Gene Riegle Passes

Published: October 17, 2011 07:28 pm EDT

Gene Riegle, 83, a developer of many trotting and pacing champions and a member of Harness Racing’s Hall of Fame died Oct. 17, 2011, at his Greenville, Ohio home. Details regarding his passing and funeral arrangements are not yet known, but will be reported

when they become available.

Few horsemen have had careers as lengthy and as productive as Gene Riegle. The Ohio-born driver-trainer worked for decades at the top levels of the sport, producing many champion pacers and trotters. He was elected to harness racing’s Living Hall of Fame in 1991 and was inducted into the Ohio Harness Racing Hall of Fame in 1987.

Over the years, Riegle trained such stars as the 1973 Kentucky Futurity winner Arnie Almahurst, the 1972 Adios winner Jay Time, the 1990 freshman pacing champion Artsplace, the 1991 and 1992 freshman and sophomore pacing champion Western Hanover, the 1981 and 1982 freshman and sophomore filly pacing champion Three Diamonds, and other stars such as Leah Almahurst, Troublemaker, and Life Sign.

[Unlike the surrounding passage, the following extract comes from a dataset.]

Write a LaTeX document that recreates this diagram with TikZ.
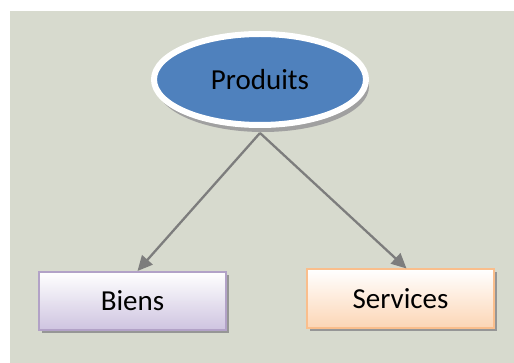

For several of his most productive years, in the latter portion of his career, Riegle was associated with Chicago owner and breeder George Segal, and in the early years Riegle’s signature chartreuse and red colors were seen behind horses owned by another pair of Chicagoans, Mr. and Mrs. Rex Larkin (Poplar Hill Farm).

Riegle was born on June 3, 1928, in Greenville, Ohio, long a hotbed of harness racing activity. His father, Roy Riegle, was an accomplished horseman and the younger Riegle got his start by taking on the most menial of chores around his father’s barn. While the budding horseman was still in his early teens, Riegle’s father and mother (Delilah) were killed in an automobile accident; Gene took over the training duties and his brother, Dick, took on his mother’s business of making driving colors and also became Gene’s assistant trainer.

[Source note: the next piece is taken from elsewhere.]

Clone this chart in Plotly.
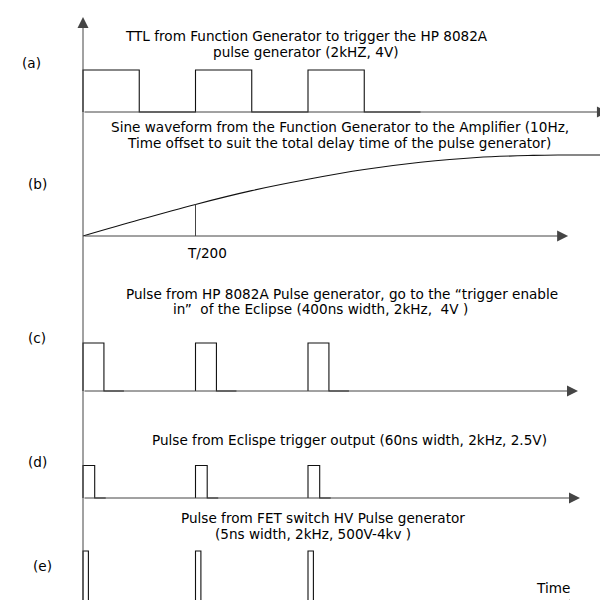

In 1951, at age 17, Riegle won the first start of his career with Victory Dale at the Darke County Fair in Greenville, in a race in which he beat Hall of Fame horseman Sanders Russell. His first “big” horse was Red Sails, in 1952, and he burst fully onto the national scene when he drove the trotter Mr Saunders to second and third place finishes in the 1958 Hambletonian.

Among his other accomplishments, Riegle authored a chapter in the 1996 revision of “The Care and Training of the Trotter and Pacer,” in which he recounted techniques for training pacers.

Important parts of Gene Riegle’s legacy in the sport are his two sons, Alan and Bruce, who have both had outstanding careers as Standardbred trainers. The elder Riegle won 1,579 races as a driver and from 1992 through 2006 he trained 203 winners who earned a total of $8.3 million.